John 14:26-28 (New International Version)

26But the Counselor, the Holy Spirit, whom the Father will send in my name, will teach you all things and will remind you of everything I have said to you. 27Peace I leave with you; my peace I give you. I do not give to you as the world gives. Do not let your hearts be troubled and do not be afraid.

This past week has been filled with an immense amount of stress. It seems I have so much to do and so little time to do it. It has caused many sleepless nights. On nights like these I prayed for God to take the weight off my shoulders and give me peace, but nothing seemed to happen. I was still overcome with what seemed like a million burdens. It came to the point where I felt like giving up.

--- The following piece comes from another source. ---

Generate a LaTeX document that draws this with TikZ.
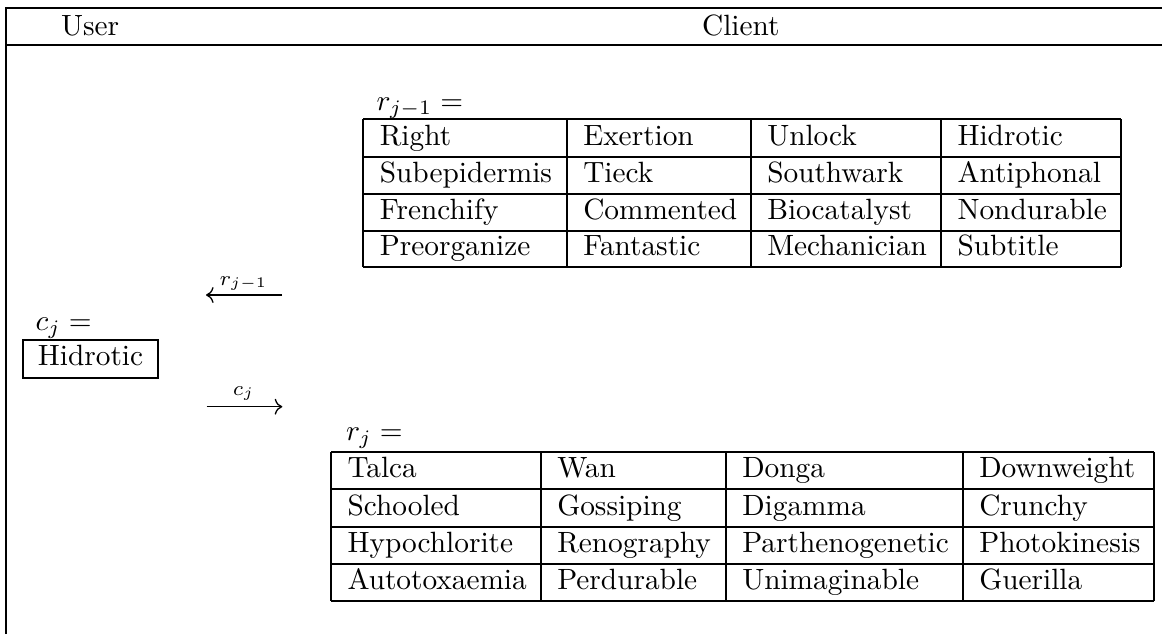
\documentclass[tikz,border=0pt]{standalone}
\usetikzlibrary{arrows.meta}
\begin{document}
\begin{tikzpicture}[x=0.341pt, y=-0.341pt,
  rule/.style={line width=0.75pt},
  txt/.style={anchor=base west, inner sep=0pt},
  lbl/.style={anchor=base, inner sep=0pt},
  flow/.style={line width=0.45pt, -{Computer Modern Rightarrow}}]
\useasboundingbox (0,0) rectangle (1162,635);
% outer tabular rules
\draw[rule] (6,634) -- (6,8.3) -- (1162,8.3);
\draw[rule] (6,45) -- (1162,45);
\node[txt] (user) at (60.5,35.5) {User};
\node[txt] (client) at (701.5,35.5) {Client};

% table r_{j-1}
\node[txt] (rjm1) at (376,110) {$r_{j-1} =$};
\foreach \y in {119.3,156.7,194,230.7,267.3} \draw[rule] (363.3,\y) -- (1121,\y);
\foreach \x in {363.3,566.7,750.7,941,1121} \draw[rule] (\x,119.3) -- (\x,267.3);
\node[txt] (a11) at (379.3,145.2) {Right};
\node[txt] (a12) at (582.7,145.2) {Exertion};
\node[txt] (a13) at (766.7,145.2) {Unlock};
\node[txt] (a14) at (957,145.2) {Hidrotic};
\node[txt] (a21) at (379.3,182.5) {Subepidermis};
\node[txt] (a22) at (582.7,182.5) {Tieck};
\node[txt] (a23) at (766.7,182.5) {Southwark};
\node[txt] (a24) at (957,182.5) {Antiphonal};
\node[txt] (a31) at (379.3,219.2) {Frenchify};
\node[txt] (a32) at (582.7,219.2) {Commented};
\node[txt] (a33) at (766.7,219.2) {Biocatalyst};
\node[txt] (a34) at (957,219.2) {Nondurable};
\node[txt] (a41) at (379.3,255.8) {Preorganize};
\node[txt] (a42) at (582.7,255.8) {Fantastic};
\node[txt] (a43) at (766.7,255.8) {Mechanician};
\node[txt] (a44) at (957,255.8) {Subtitle};

% table r_j
\node[txt] (rj) at (345.5,440) {$r_{j} =$};
\foreach \y in {452.3,489.3,526.7,564,601} \draw[rule] (331,\y) -- (1154,\y);
\foreach \x in {331,540.7,725.7,962.7,1154} \draw[rule] (\x,452.3) -- (\x,601);
\node[txt] (b11) at (347,477.8) {Talca};
\node[txt] (b12) at (556.7,477.8) {Wan};
\node[txt] (b13) at (741.7,477.8) {Donga};
\node[txt] (b14) at (978.7,477.8) {Downweight};
\node[txt] (b21) at (347,515.2) {Schooled};
\node[txt] (b22) at (556.7,515.2) {Gossiping};
\node[txt] (b23) at (741.7,515.2) {Digamma};
\node[txt] (b24) at (978.7,515.2) {Crunchy};
\node[txt] (b31) at (347,552.5) {Hypochlorite};
\node[txt] (b32) at (556.7,552.5) {Renography};
\node[txt] (b33) at (741.7,552.5) {Parthenogenetic};
\node[txt] (b34) at (978.7,552.5) {Photokinesis};
\node[txt] (b41) at (347,589.5) {Autotoxaemia};
\node[txt] (b42) at (556.7,589.5) {Perdurable};
\node[txt] (b43) at (741.7,589.5) {Unimaginable};
\node[txt] (b44) at (978.7,589.5) {Guerilla};

% user side
\node[txt] (cj) at (35,330.5) {$c_j =$};
\node[draw, line width=0.75pt, inner sep=0pt, minimum width=46pt,
      text height=8.6pt, text depth=4.2pt, anchor=south west] (hid) at (22,379) {Hidrotic};

% arrows
\coordinate (r1) at (282,295);
\coordinate (r0) at (206,295);
\draw[flow] (r1) -- (r0);
\node[lbl] (rlab) at (243.5,285) {$\scriptstyle r_{j-1}$};
\coordinate (c0) at (206.7,406.7);
\coordinate (c1) at (282.3,406.7);
\draw[flow] (c0) -- (c1);
\node[lbl] (clab) at (243.5,395) {$\scriptstyle c_j$};
\end{tikzpicture}
\end{document}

The devil was so close to taking me out of God's will, but the Lord proved to be victorious once again in my life. By speaking through my family and into my heart, God has brought me to a place of true peace. I have come to realize that although I was praying for God to release me of my burdens, I was keeping bits and pieces of them stashed away. I guess I felt as if some things would be better taken care of in my hands. Of course that plan soon demonstrated my need for God's intercession in everything I do. We are so privileged to have the spirit available to us. Christ dwells within me. I could say it a million times again and it would only become more meaningful. Christ dwells within me! I have him here to carry anything and everything that is weighing me down. Let the peace reign!